▶ [Available data]
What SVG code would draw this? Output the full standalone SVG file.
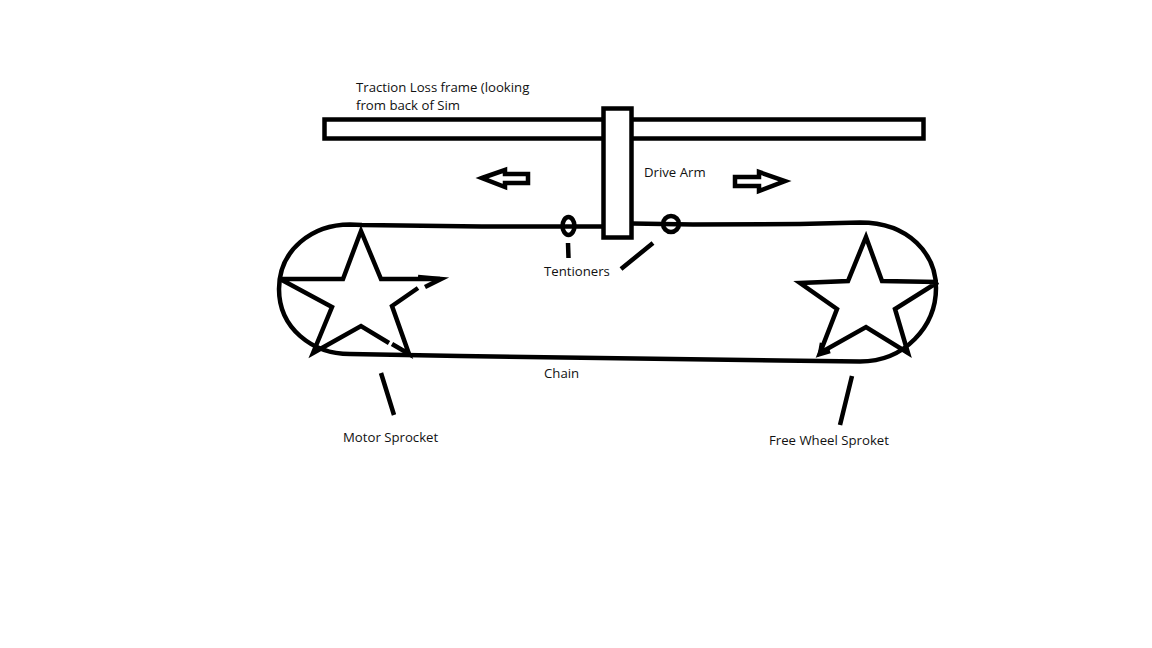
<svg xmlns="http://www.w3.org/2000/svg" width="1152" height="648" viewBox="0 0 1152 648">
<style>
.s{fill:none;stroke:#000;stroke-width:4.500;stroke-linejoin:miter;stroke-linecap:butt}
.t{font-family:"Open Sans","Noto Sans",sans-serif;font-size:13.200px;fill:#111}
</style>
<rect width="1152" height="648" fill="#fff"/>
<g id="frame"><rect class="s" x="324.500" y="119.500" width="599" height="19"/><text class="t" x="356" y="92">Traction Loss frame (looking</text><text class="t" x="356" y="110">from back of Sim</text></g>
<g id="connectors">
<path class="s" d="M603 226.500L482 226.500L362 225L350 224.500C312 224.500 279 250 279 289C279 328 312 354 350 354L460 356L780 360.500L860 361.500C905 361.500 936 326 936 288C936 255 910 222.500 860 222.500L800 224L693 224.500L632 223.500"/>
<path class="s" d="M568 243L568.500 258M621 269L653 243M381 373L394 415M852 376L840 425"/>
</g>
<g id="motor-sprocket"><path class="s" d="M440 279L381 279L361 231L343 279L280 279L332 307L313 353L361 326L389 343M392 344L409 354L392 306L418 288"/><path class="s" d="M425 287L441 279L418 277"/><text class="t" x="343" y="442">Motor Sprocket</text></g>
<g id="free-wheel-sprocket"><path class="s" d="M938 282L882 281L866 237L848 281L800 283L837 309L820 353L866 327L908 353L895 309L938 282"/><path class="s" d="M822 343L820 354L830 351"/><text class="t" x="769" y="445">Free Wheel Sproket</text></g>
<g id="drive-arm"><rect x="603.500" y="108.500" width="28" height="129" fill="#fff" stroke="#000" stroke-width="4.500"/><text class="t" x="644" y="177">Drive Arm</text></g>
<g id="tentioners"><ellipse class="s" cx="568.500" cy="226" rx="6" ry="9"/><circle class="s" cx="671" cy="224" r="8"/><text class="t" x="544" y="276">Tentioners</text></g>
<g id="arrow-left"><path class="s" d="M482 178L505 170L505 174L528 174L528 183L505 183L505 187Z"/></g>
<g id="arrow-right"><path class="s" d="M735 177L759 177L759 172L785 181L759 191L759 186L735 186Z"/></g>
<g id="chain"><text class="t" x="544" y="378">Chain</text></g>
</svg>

▶ [Aim of the task] Except for the pictures, give all the material above again verbatim.

▶ [Task answer]
What SVG code would draw this? Output the full standalone SVG file.
<svg xmlns="http://www.w3.org/2000/svg" width="1152" height="648" viewBox="0 0 1152 648">
<style>
.s{fill:none;stroke:#000;stroke-width:4.500;stroke-linejoin:miter;stroke-linecap:butt}
.t{font-family:"Open Sans","Noto Sans",sans-serif;font-size:13.200px;fill:#111}
</style>
<rect width="1152" height="648" fill="#fff"/>
<g id="frame"><rect class="s" x="324.500" y="119.500" width="599" height="19"/><text class="t" x="356" y="92">Traction Loss frame (looking</text><text class="t" x="356" y="110">from back of Sim</text></g>
<g id="connectors">
<path class="s" d="M603 226.500L482 226.500L362 225L350 224.500C312 224.500 279 250 279 289C279 328 312 354 350 354L460 356L780 360.500L860 361.500C905 361.500 936 326 936 288C936 255 910 222.500 860 222.500L800 224L693 224.500L632 223.500"/>
<path class="s" d="M568 243L568.500 258M621 269L653 243M381 373L394 415M852 376L840 425"/>
</g>
<g id="motor-sprocket"><path class="s" d="M440 279L381 279L361 231L343 279L280 279L332 307L313 353L361 326L389 343M392 344L409 354L392 306L418 288"/><path class="s" d="M425 287L441 279L418 277"/><text class="t" x="343" y="442">Motor Sprocket</text></g>
<g id="free-wheel-sprocket"><path class="s" d="M938 282L882 281L866 237L848 281L800 283L837 309L820 353L866 327L908 353L895 309L938 282"/><path class="s" d="M822 343L820 354L830 351"/><text class="t" x="769" y="445">Free Wheel Sproket</text></g>
<g id="drive-arm"><rect x="603.500" y="108.500" width="28" height="129" fill="#fff" stroke="#000" stroke-width="4.500"/><text class="t" x="644" y="177">Drive Arm</text></g>
<g id="tentioners"><ellipse class="s" cx="568.500" cy="226" rx="6" ry="9"/><circle class="s" cx="671" cy="224" r="8"/><text class="t" x="544" y="276">Tentioners</text></g>
<g id="arrow-left"><path class="s" d="M482 178L505 170L505 174L528 174L528 183L505 183L505 187Z"/></g>
<g id="arrow-right"><path class="s" d="M735 177L759 177L759 172L785 181L759 191L759 186L735 186Z"/></g>
<g id="chain"><text class="t" x="544" y="378">Chain</text></g>
</svg>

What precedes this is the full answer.